## SET TASK
All of the listing below must be repeated word for word. Pictures are the only thing to omit.

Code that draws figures
· · · · ·

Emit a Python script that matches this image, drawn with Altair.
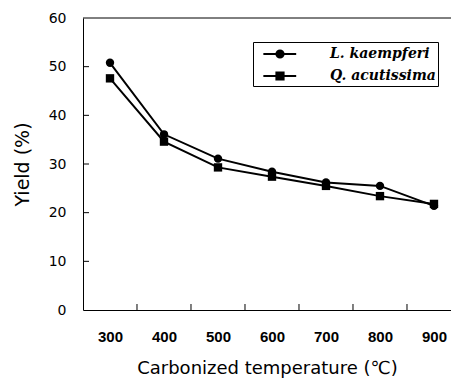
import altair as alt
import pandas as pd

temps = [300, 400, 500, 600, 700, 800, 900]
series_names = ["L. kaempferi", "Q. acutissima"]
yield_L = [50.8, 36.1, 31.1, 28.4, 26.2, 25.5, 21.4]
yield_Q = [47.6, 34.6, 29.3, 27.4, 25.5, 23.4, 21.8]
x_ticks = [300, 400, 500, 600, 700, 800, 900]
x_bounds = [350, 450, 550, 650, 750, 850]
y_ticks = [0, 10, 20, 30, 40, 50, 60]
y_inner_ticks = [10, 20, 30, 40, 50]

rows = []
for t, v in zip(temps, yield_L):
    rows.append({"temp": t, "yield": v, "species": series_names[0]})
for t, v in zip(temps, yield_Q):
    rows.append({"temp": t, "yield": v, "species": series_names[1]})
df = pd.DataFrame(rows)

W, H = 368, 292
xdom = [250, 931.5]
ydom = [0, 60]
TICK_PX = 6

xs = alt.Scale(domain=xdom, nice=False, zero=False)
ys = alt.Scale(domain=ydom, nice=False)

# tick length converted to data units so the ticks follow the scales
tick_dy = TICK_PX * (ydom[1] - ydom[0]) / H
tick_dx = TICK_PX * (xdom[1] - xdom[0]) / W


def circ(r):
    return f"M{r},0A{r},{r},0,1,1,{-r},0A{r},{r},0,1,1,{r},0Z"


def sq(h):
    return f"M{-h},{-h}H{h}V{h}H{-h}Z"


stub = "M-1.85,0H1.8"
circle_path = stub + circ(0.4) + circ(0.2) + circ(0.03)
square_path = stub + sq(0.4) + sq(0.2) + sq(0.03)

base = alt.Chart(df)

xtick_df = pd.DataFrame({"b": x_bounds, "y0": [ydom[0]] * len(x_bounds),
                         "y1": [ydom[0] + tick_dy] * len(x_bounds)})
ytick_df = pd.DataFrame({"v": y_inner_ticks, "x0": [xdom[0]] * len(y_inner_ticks),
                         "x1": [xdom[0] + tick_dx] * len(y_inner_ticks)})
top_df = pd.DataFrame({"v": [ydom[1]], "x0": [xdom[0]], "x1": [xdom[1]]})

xtick_layer = alt.Chart(xtick_df).mark_rule(color="black", strokeWidth=1).encode(
    x=alt.X("b:Q", scale=xs),
    y=alt.Y("y0:Q", scale=ys),
    y2="y1:Q",
)

ytick_layer = alt.Chart(ytick_df).mark_rule(color="black", strokeWidth=1).encode(
    y=alt.Y("v:Q", scale=ys),
    x=alt.X("x0:Q", scale=xs),
    x2="x1:Q",
)

top_border = alt.Chart(top_df).mark_rule(color="black", strokeWidth=1).encode(
    y=alt.Y("v:Q", scale=ys),
    x=alt.X("x0:Q", scale=xs),
    x2="x1:Q",
)

lines = base.mark_line(color="black", strokeWidth=2).encode(
    x=alt.X("temp:Q", scale=xs,
            axis=alt.Axis(values=x_ticks, ticks=False, grid=False, domainColor="black",
                          labelFont="Liberation Sans", labelFontSize=15, labelFontWeight="bold",
                          labelColor="black", labelPadding=19,
                          title="Carbonized temperature  (℃)", titleFont="DejaVu Sans",
                          titleFontSize=18, titleFontWeight="normal", titleColor="black",
                          titlePadding=15)),
    y=alt.Y("yield:Q", scale=ys,
            axis=alt.Axis(values=y_ticks, ticks=False, grid=False, domainColor="black",
                          labelFont="DejaVu Sans", labelFontSize=14, labelColor="black",
                          labelPadding=17, title="Yield (%)", titleFont="DejaVu Sans",
                          titleFontSize=19, titleFontWeight="normal", titleColor="black",
                          titlePadding=16)),
    detail="species:N",
)

points = base.mark_point(filled=True, color="black", opacity=1, size=70).encode(
    x=alt.X("temp:Q", scale=xs),
    y=alt.Y("yield:Q", scale=ys),
    shape=alt.Shape("species:N",
                    scale=alt.Scale(domain=series_names, range=["circle", "square"]),
                    legend=None),
)

legend_layer = base.mark_point(filled=False, stroke="black", strokeWidth=2, opacity=0).encode(
    x=alt.X("temp:Q", scale=xs),
    y=alt.Y("yield:Q", scale=ys),
    shape=alt.Shape("species:N",
                    scale=alt.Scale(domain=series_names, range=[circle_path, square_path]),
                    legend=alt.Legend(
                        title=None, orient="none", legendX=170, legendY=24,
                        strokeColor="black", padding=2, symbolSize=324, rowPadding=4,
                        symbolOffset=15, symbolStrokeColor="black",
                        symbolStrokeWidth=2, symbolOpacity=1,
                        labelFont="DejaVu Serif", labelFontStyle="italic",
                        labelFontWeight="bold", labelFontSize=14, labelColor="black",
                        labelOffset=40, labelLimit=200,
                    )),
)

chart = alt.layer(lines, points, xtick_layer, ytick_layer, top_border, legend_layer).resolve_scale(
    shape="independent"
).resolve_legend(shape="independent").properties(
    width=W, height=H,
    background="white",
    autosize=alt.AutoSizeParams(type="none"),
    padding={"left": 75, "top": 10, "right": 0, "bottom": 70},
).configure_view(stroke=None)

chart.save("out.html", embed_options={"renderer": "svg", "actions": False})
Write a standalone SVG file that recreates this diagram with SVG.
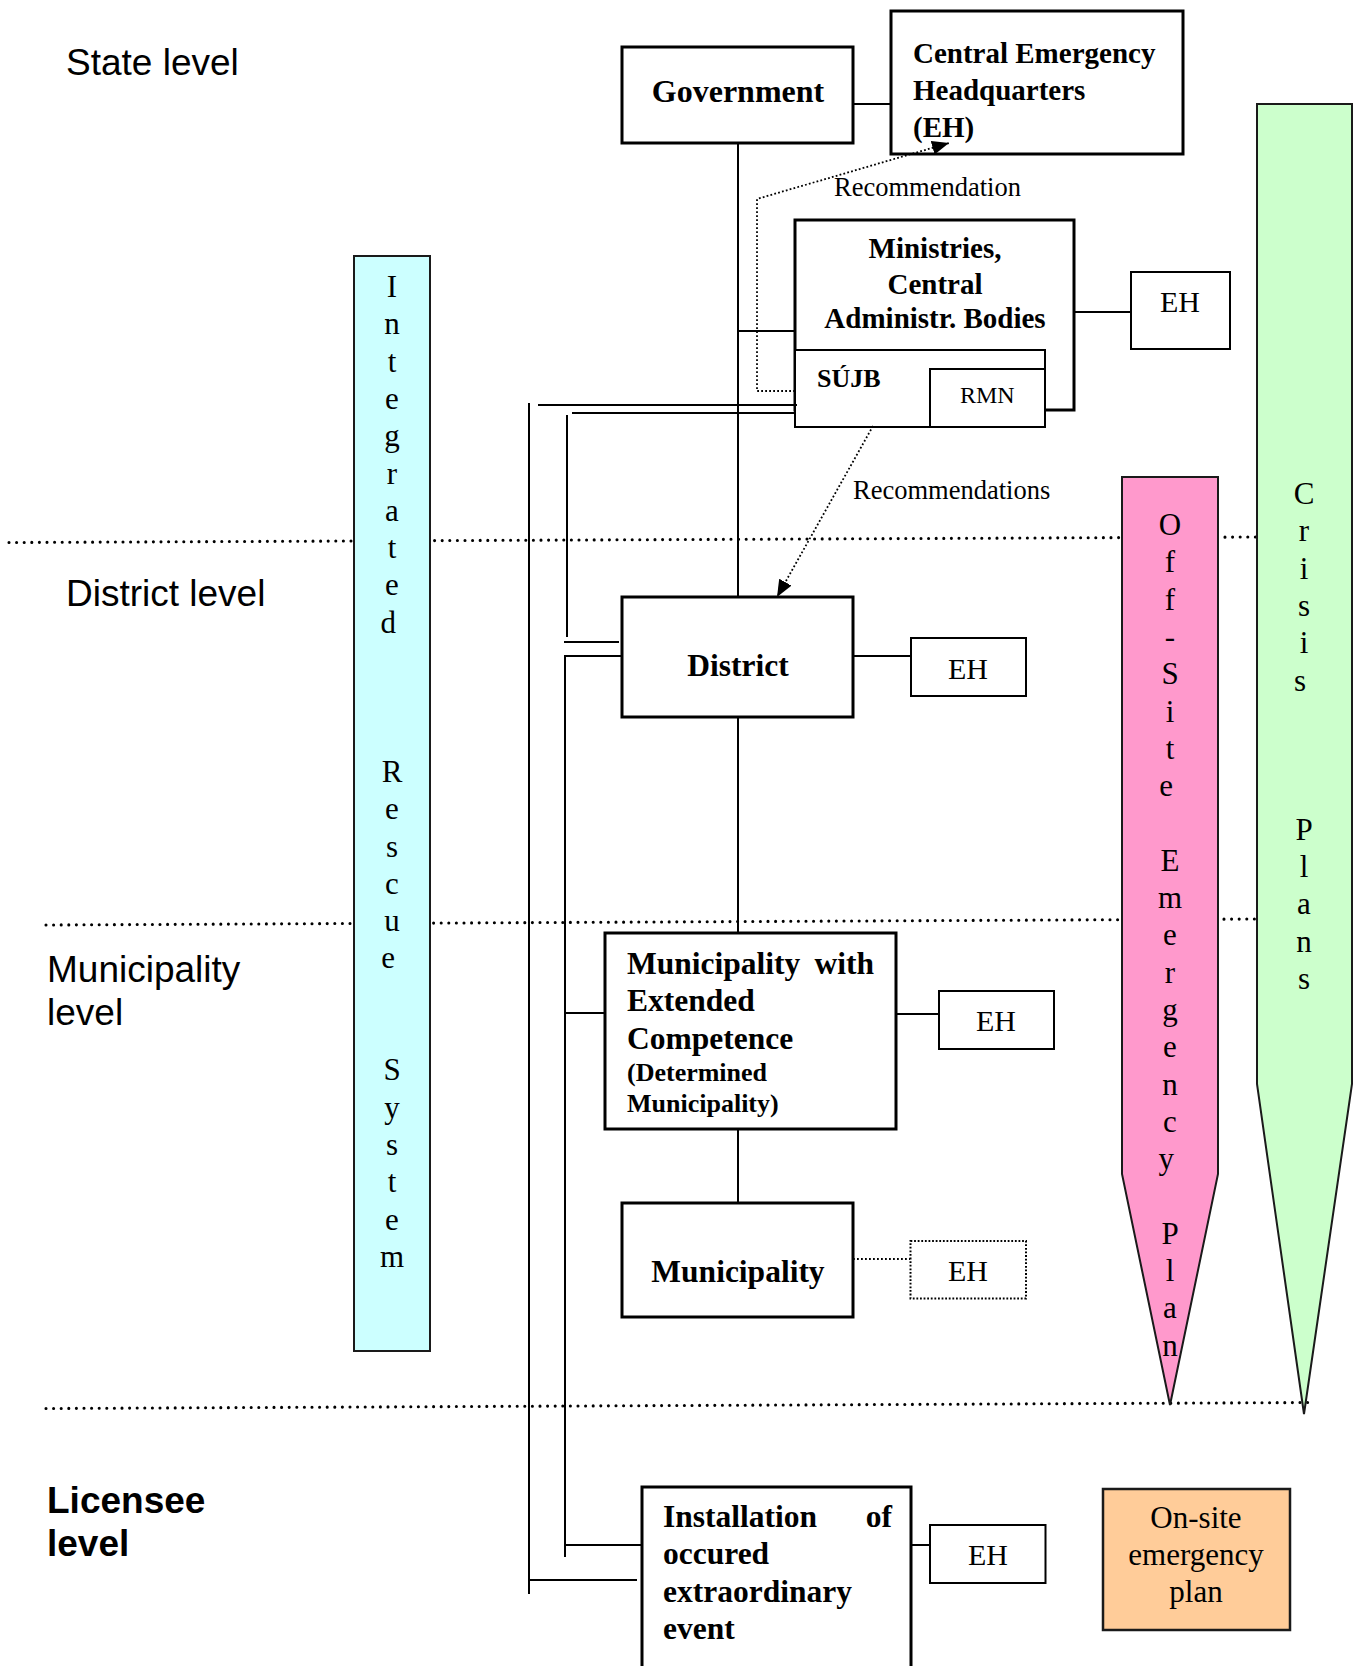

· · · · ·

## OUTPUT OF THE EXERCISE
Emit a Python script that matches this image, drawn with Altair.
import altair as alt
import pandas as pd

temps = [300, 400, 500, 600, 700, 800, 900]
series_names = ["L. kaempferi", "Q. acutissima"]
yield_L = [50.8, 36.1, 31.1, 28.4, 26.2, 25.5, 21.4]
yield_Q = [47.6, 34.6, 29.3, 27.4, 25.5, 23.4, 21.8]
x_ticks = [300, 400, 500, 600, 700, 800, 900]
x_bounds = [350, 450, 550, 650, 750, 850]
y_ticks = [0, 10, 20, 30, 40, 50, 60]
y_inner_ticks = [10, 20, 30, 40, 50]

rows = []
for t, v in zip(temps, yield_L):
    rows.append({"temp": t, "yield": v, "species": series_names[0]})
for t, v in zip(temps, yield_Q):
    rows.append({"temp": t, "yield": v, "species": series_names[1]})
df = pd.DataFrame(rows)

W, H = 368, 292
xdom = [250, 931.5]
ydom = [0, 60]
TICK_PX = 6

xs = alt.Scale(domain=xdom, nice=False, zero=False)
ys = alt.Scale(domain=ydom, nice=False)

# tick length converted to data units so the ticks follow the scales
tick_dy = TICK_PX * (ydom[1] - ydom[0]) / H
tick_dx = TICK_PX * (xdom[1] - xdom[0]) / W


def circ(r):
    return f"M{r},0A{r},{r},0,1,1,{-r},0A{r},{r},0,1,1,{r},0Z"


def sq(h):
    return f"M{-h},{-h}H{h}V{h}H{-h}Z"


stub = "M-1.85,0H1.8"
circle_path = stub + circ(0.4) + circ(0.2) + circ(0.03)
square_path = stub + sq(0.4) + sq(0.2) + sq(0.03)

base = alt.Chart(df)

xtick_df = pd.DataFrame({"b": x_bounds, "y0": [ydom[0]] * len(x_bounds),
                         "y1": [ydom[0] + tick_dy] * len(x_bounds)})
ytick_df = pd.DataFrame({"v": y_inner_ticks, "x0": [xdom[0]] * len(y_inner_ticks),
                         "x1": [xdom[0] + tick_dx] * len(y_inner_ticks)})
top_df = pd.DataFrame({"v": [ydom[1]], "x0": [xdom[0]], "x1": [xdom[1]]})

xtick_layer = alt.Chart(xtick_df).mark_rule(color="black", strokeWidth=1).encode(
    x=alt.X("b:Q", scale=xs),
    y=alt.Y("y0:Q", scale=ys),
    y2="y1:Q",
)

ytick_layer = alt.Chart(ytick_df).mark_rule(color="black", strokeWidth=1).encode(
    y=alt.Y("v:Q", scale=ys),
    x=alt.X("x0:Q", scale=xs),
    x2="x1:Q",
)

top_border = alt.Chart(top_df).mark_rule(color="black", strokeWidth=1).encode(
    y=alt.Y("v:Q", scale=ys),
    x=alt.X("x0:Q", scale=xs),
    x2="x1:Q",
)

lines = base.mark_line(color="black", strokeWidth=2).encode(
    x=alt.X("temp:Q", scale=xs,
            axis=alt.Axis(values=x_ticks, ticks=False, grid=False, domainColor="black",
                          labelFont="Liberation Sans", labelFontSize=15, labelFontWeight="bold",
                          labelColor="black", labelPadding=19,
                          title="Carbonized temperature  (℃)", titleFont="DejaVu Sans",
                          titleFontSize=18, titleFontWeight="normal", titleColor="black",
                          titlePadding=15)),
    y=alt.Y("yield:Q", scale=ys,
            axis=alt.Axis(values=y_ticks, ticks=False, grid=False, domainColor="black",
                          labelFont="DejaVu Sans", labelFontSize=14, labelColor="black",
                          labelPadding=17, title="Yield (%)", titleFont="DejaVu Sans",
                          titleFontSize=19, titleFontWeight="normal", titleColor="black",
                          titlePadding=16)),
    detail="species:N",
)

points = base.mark_point(filled=True, color="black", opacity=1, size=70).encode(
    x=alt.X("temp:Q", scale=xs),
    y=alt.Y("yield:Q", scale=ys),
    shape=alt.Shape("species:N",
                    scale=alt.Scale(domain=series_names, range=["circle", "square"]),
                    legend=None),
)

legend_layer = base.mark_point(filled=False, stroke="black", strokeWidth=2, opacity=0).encode(
    x=alt.X("temp:Q", scale=xs),
    y=alt.Y("yield:Q", scale=ys),
    shape=alt.Shape("species:N",
                    scale=alt.Scale(domain=series_names, range=[circle_path, square_path]),
                    legend=alt.Legend(
                        title=None, orient="none", legendX=170, legendY=24,
                        strokeColor="black", padding=2, symbolSize=324, rowPadding=4,
                        symbolOffset=15, symbolStrokeColor="black",
                        symbolStrokeWidth=2, symbolOpacity=1,
                        labelFont="DejaVu Serif", labelFontStyle="italic",
                        labelFontWeight="bold", labelFontSize=14, labelColor="black",
                        labelOffset=40, labelLimit=200,
                    )),
)

chart = alt.layer(lines, points, xtick_layer, ytick_layer, top_border, legend_layer).resolve_scale(
    shape="independent"
).resolve_legend(shape="independent").properties(
    width=W, height=H,
    background="white",
    autosize=alt.AutoSizeParams(type="none"),
    padding={"left": 75, "top": 10, "right": 0, "bottom": 70},
).configure_view(stroke=None)

chart.save("out.html", embed_options={"renderer": "svg", "actions": False})
Write a standalone SVG file that recreates this diagram with SVG.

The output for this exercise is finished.